Con la Presentación de María -la Virgen Niña- volvemos
la mirada a aquella que era toda de Dios, sólo de Dios, siempre de Dios. En
nuestra oración hoy este debe ser también nuestro anhelo.
En Ella y por Ella se cumple el anuncio del profeta:
Dios se quedará para siempre en Sion, en la que se reunirán todos los pueblos.
Se promete la actuación permanente de Dios. ¿Soy capaz de descubrir, en medio
de tantos agobios de la vida, esa acción del Señor en mí?
Alégrate, es la llamada gozosa que los profetas
dirigían a la Hija de Sion, a los humildes que se mantenían a la espera de la
venida del salvador. También a mí. Si me sé pequeño, con miserias, ¿me alegro
igualmente de las misericordias del Señor para conmigo? ¿Espero en el Señor?
María canta el “Magníficat”. ¿Está habitualmente, cada día, en nuestros
labios y en nuestra oración este cantar, este reconocer las maravillas del
Señor?
En estos días de la Campaña de la Inmaculada, ¿Cuál es mi
horizonte? ¿La llevo siempre en mi corazón? ¿La quiero llevar a todos,
como Abe a quien recordaremos mañana en su partida al Padre?

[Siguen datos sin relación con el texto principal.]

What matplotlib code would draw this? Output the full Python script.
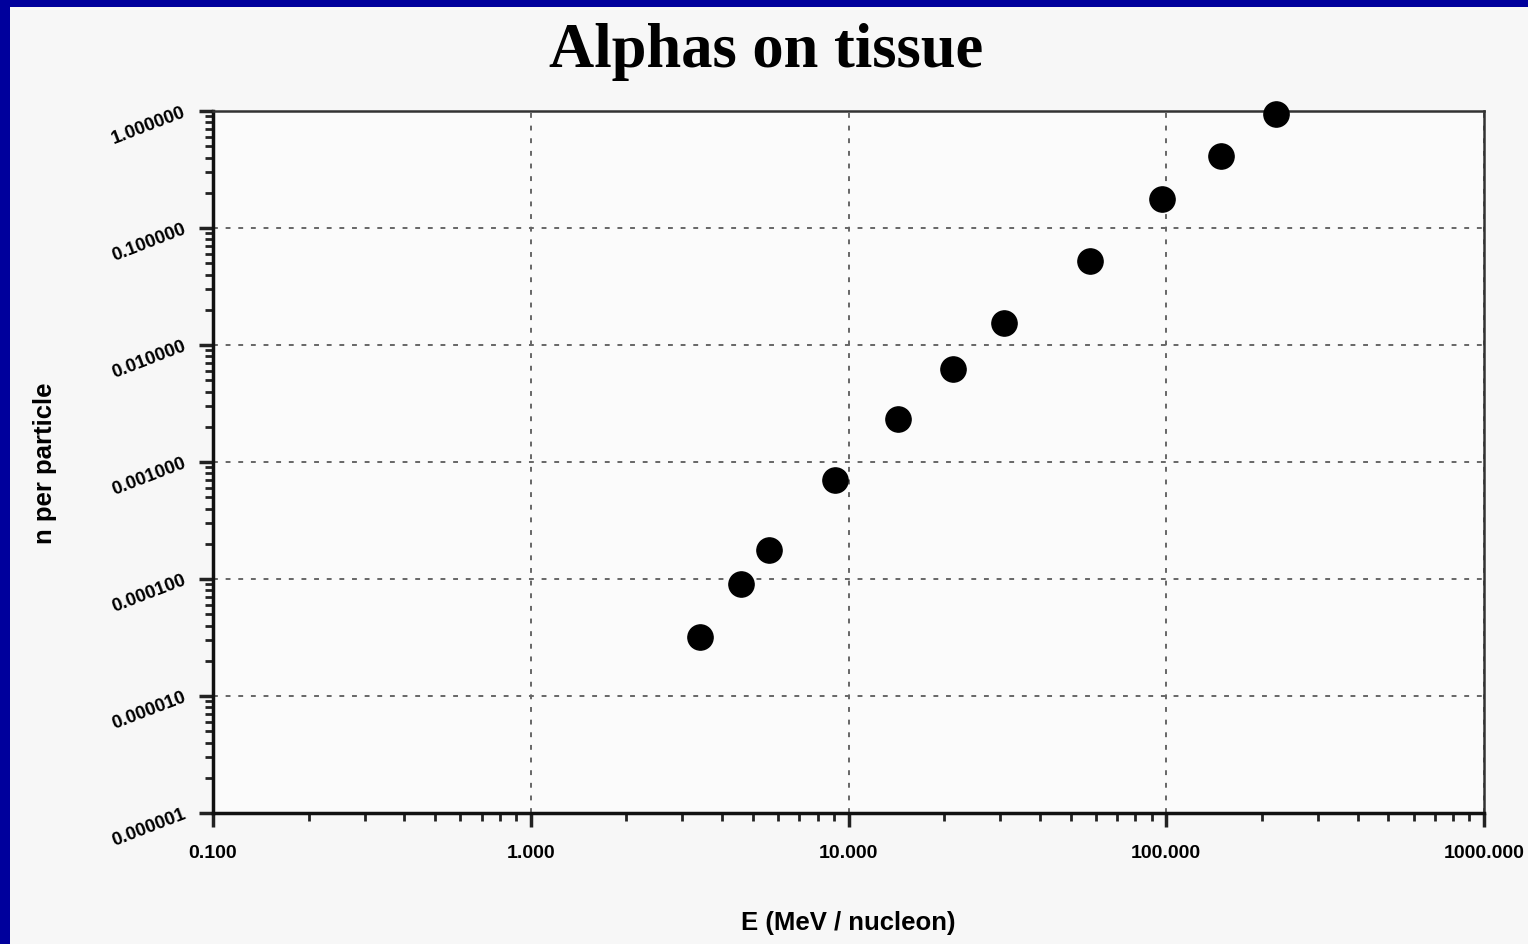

Las maravillas de Dios continúan también hoy, a menudo encubiertas, pero
están ahí, en tantos humildes y sencillos de corazón de todas las edades y
condición.
Como María hemos conocido que Dios es amor. Hay que abrirse a ese
amor. Dios no lo impone. Sigue pasando buscando amor. Si mi barca es vieja,
Jesús la ha escogido.
Dios no olvida. Tiene buena memoria. Es fiel. Mantiene su palabra. Estos
son mi madre y mis hermanos: ¿me olvido de mi condición? Todo es sorprendente
en Jesús.
¡Extraordinaria maravilla! Con Jesús entramos en la familia divina. Por
tanto, ¿qué es lo que debe cambiar en mis relaciones con Dios? ¿qué debo
cambiar en mis relaciones con mis hermanos?
Madre silenciosa del Verbo que calla, ofrecida del todo al Señor, ¡llévanos a Jesús!